• What the task requires
Please give the count of lines holding the string "React" and nothing besides.

(Records with drawing code)

-----

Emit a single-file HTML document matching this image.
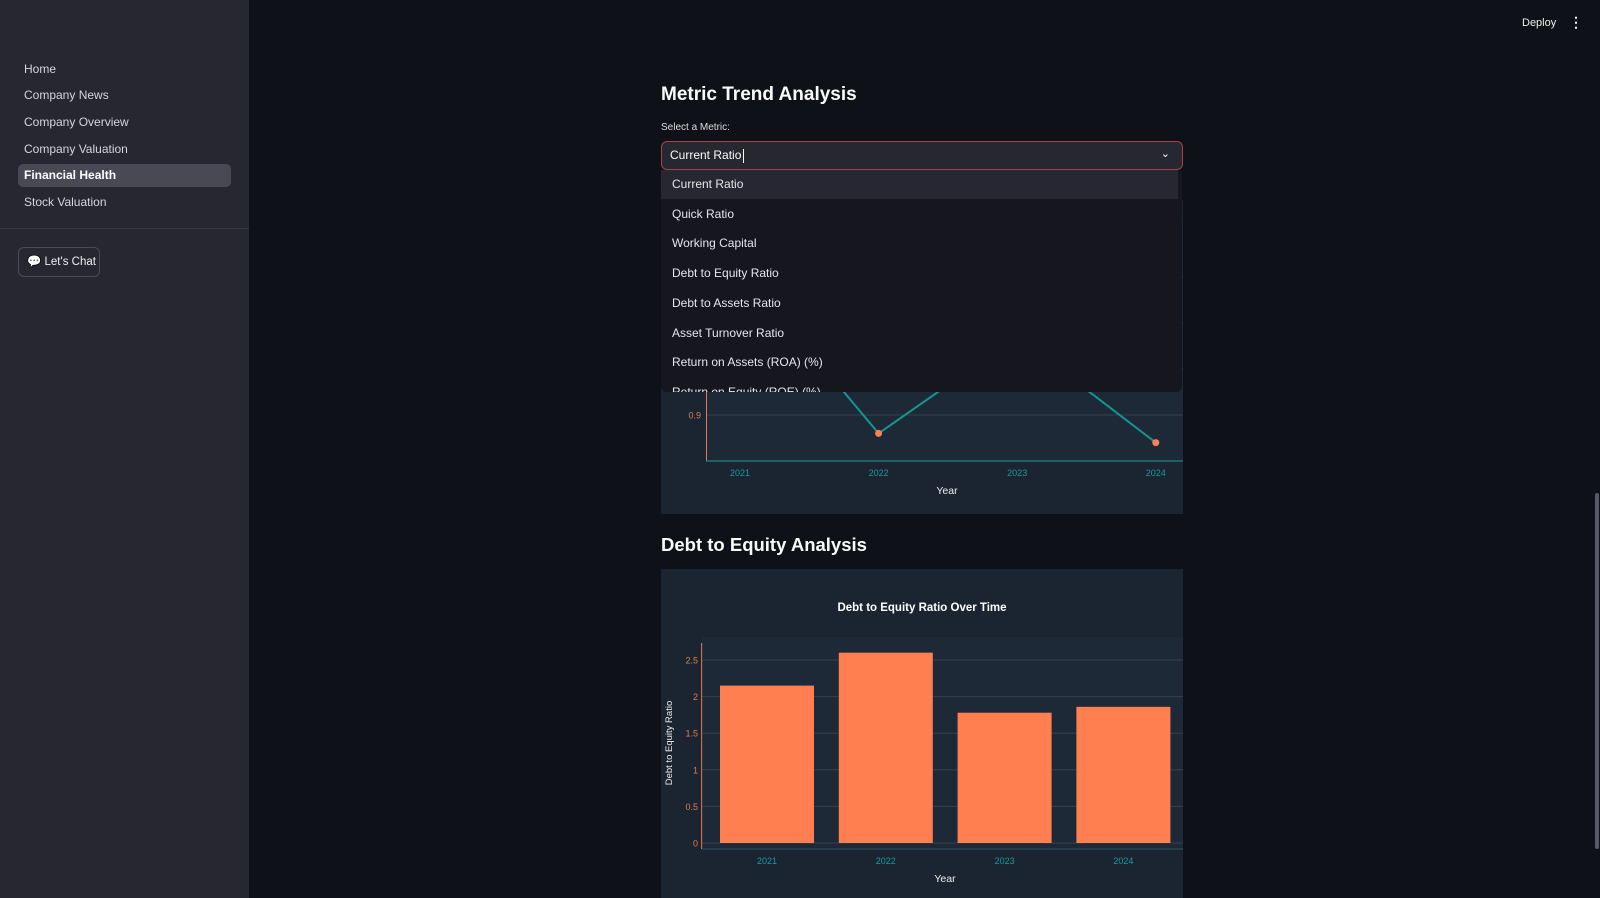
<!DOCTYPE html>
<html><head><meta charset="utf-8"><style>
*{margin:0;padding:0;box-sizing:border-box}
body{width:1600px;height:898px;overflow:hidden;background:#0e1117;font-family:"Liberation Sans",sans-serif;color:#fafafa;position:relative}
.abs{position:absolute}
#sidebar{left:0;top:0;width:249px;height:898px;background:#262730}
.nav{position:absolute;left:24px;font-size:12px;color:#d5d6dc;line-height:20px;white-space:nowrap}
.opt{position:absolute;left:0;width:517px;height:29px;line-height:29px;padding-left:11px;font-size:12px;color:#e6e6ea;white-space:nowrap}
</style></head><body>
<div id="sidebar" class="abs">
<div class="nav" style="top:59px">Home</div>
<div class="nav" style="top:85px">Company News</div>
<div class="nav" style="top:112px">Company Overview</div>
<div class="nav" style="top:139px">Company Valuation</div>
<div class="abs" style="left:18px;top:164px;width:213px;height:23px;background:#484955;border-radius:5px"></div>
<div class="nav" style="top:165px;font-weight:bold;color:#fff">Financial Health</div>
<div class="nav" style="top:192px">Stock Valuation</div>
<div class="abs" style="left:0;top:228px;width:249px;height:1px;background:#363742"></div>
<div class="abs" style="left:18px;top:247px;width:82px;height:30px;border:1px solid #4a4b57;border-radius:6px;font-size:11.5px;line-height:28px;padding-left:8px;color:#eee;white-space:nowrap">💬 Let's Chat</div>
</div>
<div class="abs" style="left:1522px;top:17px;font-size:11px;color:#eee">Deploy</div>
<div class="abs" style="left:1569px;top:14px;font-size:14px;color:#eee;font-weight:bold">⋮</div>
<div class="abs" style="left:1595px;top:493px;width:4px;height:356px;background:#555a66;border-radius:2px"></div>

<div class="abs" style="left:661px;top:84px;font-size:19px;font-weight:bold">Metric Trend Analysis</div>
<div class="abs" style="left:661px;top:122px;font-size:10px;color:#ddd">Select a Metric:</div>

<svg class="abs" style="left:0;top:0" width="1600" height="898">
<g id="lineChart"></g>
<g id="barChart"></g>
</svg>

<div class="abs" style="left:661px;top:141px;width:522px;height:29px;background:#262730;border:1px solid #a8404a;border-radius:6px;font-size:12px;line-height:27px;padding-left:8px;white-space:nowrap">Current Ratio<span style="display:inline-block;width:1px;height:14px;background:#fff;vertical-align:middle;margin-left:2px"></span><span style="position:absolute;right:12px;top:-1px;font-size:11px">⌄</span></div>
<div class="abs" style="left:661px;top:170px;width:521px;height:222px;background:#16171e;border-radius:0 0 6px 6px;overflow:hidden">
<div class="opt" style="top:0;background:#262730">Current Ratio</div>
<div class="opt" style="top:29.7px">Quick Ratio</div>
<div class="opt" style="top:59.4px">Working Capital</div>
<div class="opt" style="top:89px">Debt to Equity Ratio</div>
<div class="opt" style="top:118.8px">Debt to Assets Ratio</div>
<div class="opt" style="top:148.5px">Asset Turnover Ratio</div>
<div class="opt" style="top:178px">Return on Assets (ROA) (%)</div>
<div class="opt" style="top:207.9px">Return on Equity (ROE) (%)</div>
</div>
<div class="abs" style="left:661px;top:534px;font-size:18.5px;font-weight:bold">Debt to Equity Analysis</div>

<script>
const lineYears=["2021","2022","2023","2024"];
const lineValues=[1.22,0.86,1.07,0.84];
const lineTicks=[0.9,1,1.1,1.2];
const barYears=["2021","2022","2023","2024"];
const barValues=[2.15,2.6,1.78,1.86];
const barTicks=[0,0.5,1,1.5,2,2.5];
const NS="http://www.w3.org/2000/svg";
function mk(p,t,a,txt){const e=document.createElementNS(NS,t);for(const k in a)e.setAttribute(k,a[k]);if(txt!==undefined)e.textContent=txt;p.appendChild(e);return e;}
(function(){
const g=document.getElementById('lineChart');
const r=mk(g,'rect',{x:661,y:200,width:522,height:314,fill:'#1b2532'});

mk(g,'rect',{x:706,y:220,width:477,height:241,fill:'#1e2938'});
const xs=i=>740+i*138.6, ys=v=>415-(v-0.9)*460;
lineTicks.forEach(t=>{const y=ys(t);if(y<461&&y>220){const gl=mk(g,'line',{x1:706,x2:1183,y1:y,y2:y,stroke:'#34404f','stroke-width':1});

const tl=mk(g,'text',{x:701,y:y+3.5,'text-anchor':'end','font-size':9,fill:'#e07a50'},t);
}});
mk(g,'line',{x1:706.5,x2:706.5,y1:220,y2:461,stroke:'#e07a50'});
mk(g,'line',{x1:706,x2:1183,y1:461,y2:461,stroke:'#1a9a98'});
const pts=lineValues.map((v,i)=>xs(i)+','+ys(v)).join(' ');
const pl=mk(g,'polyline',{points:pts,fill:'none',stroke:'#169590','stroke-width':2});

lineValues.forEach((v,i)=>{const c=mk(g,'circle',{cx:xs(i),cy:ys(v),r:3.5,fill:'#ff7f50'});

const tl=mk(g,'text',{x:xs(i),y:476,'text-anchor':'middle','font-size':9,fill:'#1a9a98'},lineYears[i]);
});
const xt=mk(g,'text',{x:947,y:494,'text-anchor':'middle','font-size':10.5,fill:'#eee'},'Year');

})();
(function(){
const g=document.getElementById('barChart');
const p=mk(g,'rect',{x:661,y:569,width:522,height:340,fill:'#1b2532'});

mk(g,'rect',{x:702,y:637,width:481,height:212,fill:'#1e2938'});
const tt=mk(g,'text',{x:922,y:611,'text-anchor':'middle','font-size':11.5,'font-weight':'bold',fill:'#fff'},'Debt to Equity Ratio Over Time');

const step=118.8, x0=707.6, xc=i=>x0+step*(i+0.5), ys=v=>843-v*73.2;
barTicks.forEach(t=>{const y=ys(t);
const gl=mk(g,'line',{x1:702,x2:1183,y1:y,y2:y,stroke:'#34404f','stroke-width':1});

const tl=mk(g,'text',{x:698,y:y+3.5,'text-anchor':'end','font-size':9,fill:'#e07a50'},t);
});
barValues.forEach((v,i)=>{const b=mk(g,'rect',{x:xc(i)-47,y:ys(v),width:94,height:v*73.2,fill:'#ff7f50'});

const tl=mk(g,'text',{x:xc(i),y:864,'text-anchor':'middle','font-size':9,fill:'#1a9a98'},barYears[i]);
});
mk(g,'line',{x1:701.6,x2:701.6,y1:643,y2:849,stroke:'#e07a50'});
mk(g,'line',{x1:702,x2:1183,y1:849,y2:849,stroke:'#2a5560'});
const xt=mk(g,'text',{x:945,y:882,'text-anchor':'middle','font-size':10.5,fill:'#eee'},'Year');

const yt=mk(g,'text',{x:672,y:743,'text-anchor':'middle','font-size':9.5,fill:'#eee',transform:'rotate(-90 672 743)'},'Debt to Equity Ratio');

})();
</script>
</body></html>
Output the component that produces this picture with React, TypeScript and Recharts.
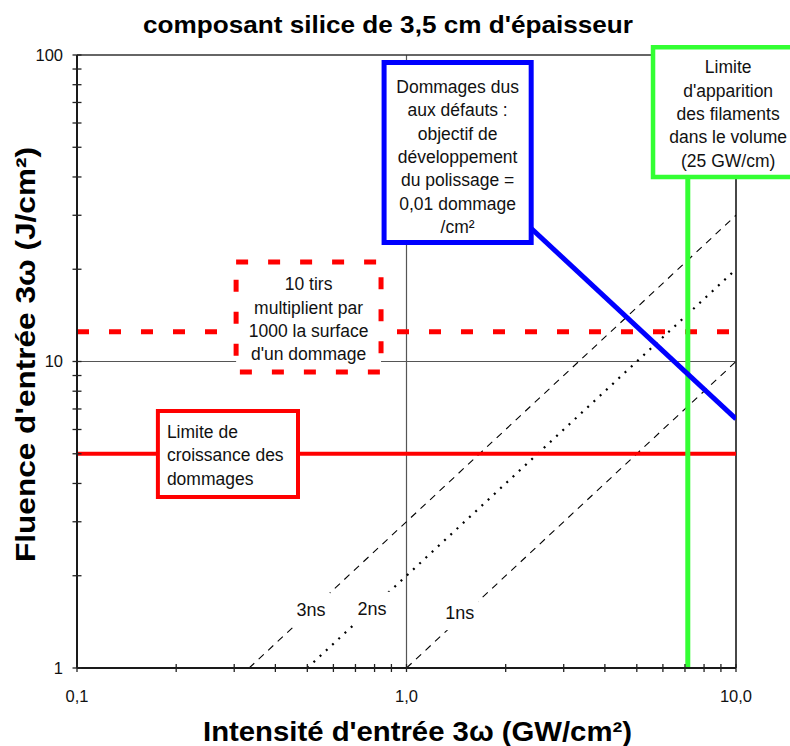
import React from "react";
import {
  ComposedChart,
  Line,
  XAxis,
  YAxis,
  ReferenceLine,
  ReferenceArea,
  ReferenceDot,
  Customized,
} from "recharts";

const FONT = "'Liberation Sans', Arial, Helvetica, sans-serif";

// axis ticks (log scales, only the decades get a label)
const xTicks = [0.1, 0.2, 0.3, 0.4, 0.5, 0.6, 0.7, 0.8, 0.9, 1, 2, 3, 4, 5, 6, 7, 8, 9, 10];
const xLabelAt = [0.1, 1, 10];
const xLabels = ["0,1", "1,0", "10,0"];
const yTicks = [1, 2, 3, 4, 5, 6, 7, 8, 9, 10, 20, 30, 40, 50, 60, 70, 80, 90, 100];
const yLabelAt = [1, 10, 100];
const yLabels = ["1", "10", "100"];

// fluence vs intensity for each pulse length
const pulse3ns = [
  { x: 0.333, y: 1 },
  { x: 10, y: 30 },
];
const pulse2ns = [
  { x: 0.5, y: 1 },
  { x: 10, y: 20 },
];
const pulse1ns = [
  { x: 1, y: 1 },
  { x: 10, y: 10 },
];
// defect damage limit (0,01 dommage/cm²)
const defectLimit = [
  { x: 1.5, y: 43.3 },
  { x: 10, y: 6.5 },
];

const growthLimit = 5; // J/cm²
const tenShotLimit = 12.5; // J/cm²
const filamentLimit = 7.14; // GW/cm² (25 GW/cm over 3,5 cm)

const pulseNames = ["3ns", "2ns", "1ns"];
const pulseNameX = [0.513, 0.786, 1.45];
const pulseNameY = [1.55, 1.56, 1.51];

const defectText = [
  "Dommages dus",
  "aux défauts :",
  "objectif de",
  "développement",
  "du polissage =",
  "0,01 dommage",
  "/cm²",
];
const filamentText = ["Limite", "d'apparition", "des filaments", "dans le volume", "(25 GW/cm)"];
const tenShotText = ["10 tirs", "multiplient par", "1000 la surface", "d'un dommage"];
const growthText = ["Limite de", "croissance des", "dommages"];

function XTick({ x, y, payload }: any) {
  const i = xLabelAt.indexOf(payload.value);
  return (
    <g>
      <line x1={x} x2={x} y1={y - 4} y2={y + 4} stroke="#222" strokeWidth={1.3} />
      {i >= 0 && (
        <text x={x} y={y + 28} dy="0.35em" textAnchor="middle" fontSize={16.5} fontFamily={FONT} fill="#111">
          {xLabels[i]}
        </text>
      )}
    </g>
  );
}

function YTick({ x, y, payload }: any) {
  const i = yLabelAt.indexOf(payload.value);
  return (
    <g>
      <line x1={x - 4.5} x2={x + 4.5} y1={y} y2={y} stroke="#222" strokeWidth={1.3} />
      {i >= 0 && (
        <text x={x - 14} y={y} dy="0.35em" textAnchor="end" fontSize={16.5} fontFamily={FONT} fill="#111">
          {yLabels[i]}
        </text>
      )}
    </g>
  );
}

// pulse-length label on a white patch that hides the line behind it
function PulseLabel({ viewBox, text }: any) {
  if (!viewBox) return null;
  const cx = viewBox.x + (viewBox.width || 0) / 2;
  const cy = viewBox.y + (viewBox.height || 0) / 2;
  return (
    <g>
      <rect x={cx - 19} y={cy - 17} width={38} height={34} fill="#fff" />
      <text x={cx} y={cy} dy="0.35em" textAnchor="middle" fontSize={18} fontFamily={FONT} fill="#111">
        {text}
      </text>
    </g>
  );
}

function BoxText({ viewBox, lines, first, align, inset }: any) {
  if (!viewBox) return null;
  const { x, y, width } = viewBox;
  const left = align === "start";
  return (
    <g>
      {lines.map((t: string, k: number) => (
        <text
          key={k}
          x={left ? x + inset : x + width / 2}
          y={y + first + k * 23.3}
          dy="0.35em"
          textAnchor={left ? "start" : "middle"}
          fontSize={17.5}
          fontFamily={FONT}
          fill="#111"
        >
          {t}
        </text>
      ))}
    </g>
  );
}

function XTitle({ viewBox }: any) {
  if (!viewBox) return null;
  return (
    <text
      x={viewBox.x + viewBox.width / 2 + 11}
      y={viewBox.y + 73}
      textAnchor="middle"
      fontSize={28}
      fontWeight="bold"
      fontFamily={FONT}
      fill="#000"
      textLength={429}
      lengthAdjust="spacingAndGlyphs"
    >
      Intensité d'entrée 3ω (GW/cm²)
    </text>
  );
}

function YTitle({ viewBox }: any) {
  if (!viewBox) return null;
  const cx = 35;
  const cy = viewBox.y + viewBox.height / 2 - 7;
  return (
    <text
      x={cx}
      y={cy}
      transform={`rotate(-90 ${cx} ${cy})`}
      textAnchor="middle"
      fontSize={28}
      fontWeight="bold"
      fontFamily={FONT}
      fill="#000"
      textLength={415}
      lengthAdjust="spacingAndGlyphs"
    >
      Fluence d'entrée 3ω (J/cm²)
    </text>
  );
}

function Title() {
  return (
    <text
      x={388}
      y={33}
      textAnchor="middle"
      fontSize={24}
      fontWeight="bold"
      fontFamily={FONT}
      fill="#000"
      textLength={490}
      lengthAdjust="spacingAndGlyphs"
    >
      composant silice de 3,5 cm d'épaisseur
    </text>
  );
}

export default function App() {
  return (
    <div style={{ position: "absolute", left: 0, top: 0, width: 790, height: 746, background: "#fff" }}>
      <ComposedChart width={790} height={746} margin={{ top: 55, right: 54, bottom: 38, left: 17 }}>
        <XAxis
          dataKey="x"
          type="number"
          scale="log"
          domain={[0.1, 10]}
          allowDataOverflow
          ticks={xTicks}
          interval={0}
          height={40}
          tickLine={false}
          tickSize={0}
          tickMargin={0}
          tick={<XTick />}
          axisLine={{ stroke: "#1a1a1a", strokeWidth: 2 }}
          label={<XTitle />}
        />
        <YAxis
          dataKey="y"
          type="number"
          scale="log"
          domain={[1, 100]}
          allowDataOverflow
          ticks={yTicks}
          interval={0}
          width={60}
          tickLine={false}
          tickSize={0}
          tickMargin={0}
          tick={<YTick />}
          axisLine={{ stroke: "#1a1a1a", strokeWidth: 2 }}
          label={<YTitle />}
        />

        {/* grid at the decades and plot frame */}
        <ReferenceLine y={10} stroke="#555" strokeWidth={1.2} />
        <ReferenceLine x={1} stroke="#555" strokeWidth={1.2} />
        <ReferenceLine y={100} stroke="#333" strokeWidth={1.6} />
        <ReferenceLine x={10} stroke="#333" strokeWidth={1.8} />

        <Line data={pulse3ns} dataKey="y" stroke="#000" strokeWidth={1.1} strokeDasharray="7 6" dot={false} activeDot={false} isAnimationActive={false} />
        <Line data={pulse2ns} dataKey="y" stroke="#000" strokeWidth={2.2} strokeDasharray="2 6.5" dot={false} activeDot={false} isAnimationActive={false} />
        <Line data={pulse1ns} dataKey="y" stroke="#000" strokeWidth={1.1} strokeDasharray="7 6" dot={false} activeDot={false} isAnimationActive={false} />

        <ReferenceLine y={tenShotLimit} stroke="#ff0000" strokeWidth={5} strokeDasharray="12 20" />
        <ReferenceLine y={growthLimit} stroke="#ff0000" strokeWidth={4} />
        <ReferenceLine x={filamentLimit} stroke="#33ff33" strokeWidth={5} />

        <Line data={defectLimit} dataKey="y" stroke="#0000ff" strokeWidth={5} dot={false} activeDot={false} isAnimationActive={false} />

        {pulseNames.map((n, i) => (
          <ReferenceDot
            key={n}
            x={pulseNameX[i]}
            y={pulseNameY[i]}
            r={0}
            fill="none"
            stroke="none"
            zIndex={650}
            label={<PulseLabel text={n} />}
          />
        ))}

        {/* annotation boxes */}
        <ReferenceArea
          x1={0.855}
          x2={2.39}
          y1={24.45}
          y2={94.5}
          fill="#fff"
          fillOpacity={1}
          stroke="#0000ff"
          strokeWidth={5}
          ifOverflow="visible"
          zIndex={700}
          label={<BoxText lines={defectText} first={24.5} />}
        />
        <ReferenceArea
          x1={5.6}
          x2={16}
          y1={40}
          y2={106}
          fill="#fff"
          fillOpacity={1}
          stroke="#33ff33"
          strokeWidth={4.5}
          ifOverflow="visible"
          zIndex={700}
          label={<BoxText lines={filamentText} first={20} />}
        />
        <ReferenceArea
          x1={0.304}
          x2={0.837}
          y1={9.24}
          y2={21.1}
          fill="#fff"
          fillOpacity={1}
          stroke="#ff0000"
          strokeWidth={5}
          strokeDasharray="12 20"
          ifOverflow="visible"
          zIndex={700}
          label={<BoxText lines={tenShotText} first={22} />}
        />
        <ReferenceArea
          x1={0.176}
          x2={0.4685}
          y1={3.61}
          y2={6.9}
          fill="#fff"
          fillOpacity={1}
          stroke="#ff0000"
          strokeWidth={4}
          ifOverflow="visible"
          zIndex={700}
          label={<BoxText lines={growthText} first={21} align="start" inset={9} />}
        />

        <Customized component={<Title />} />
      </ComposedChart>
    </div>
  );
}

-----

• Full solution
2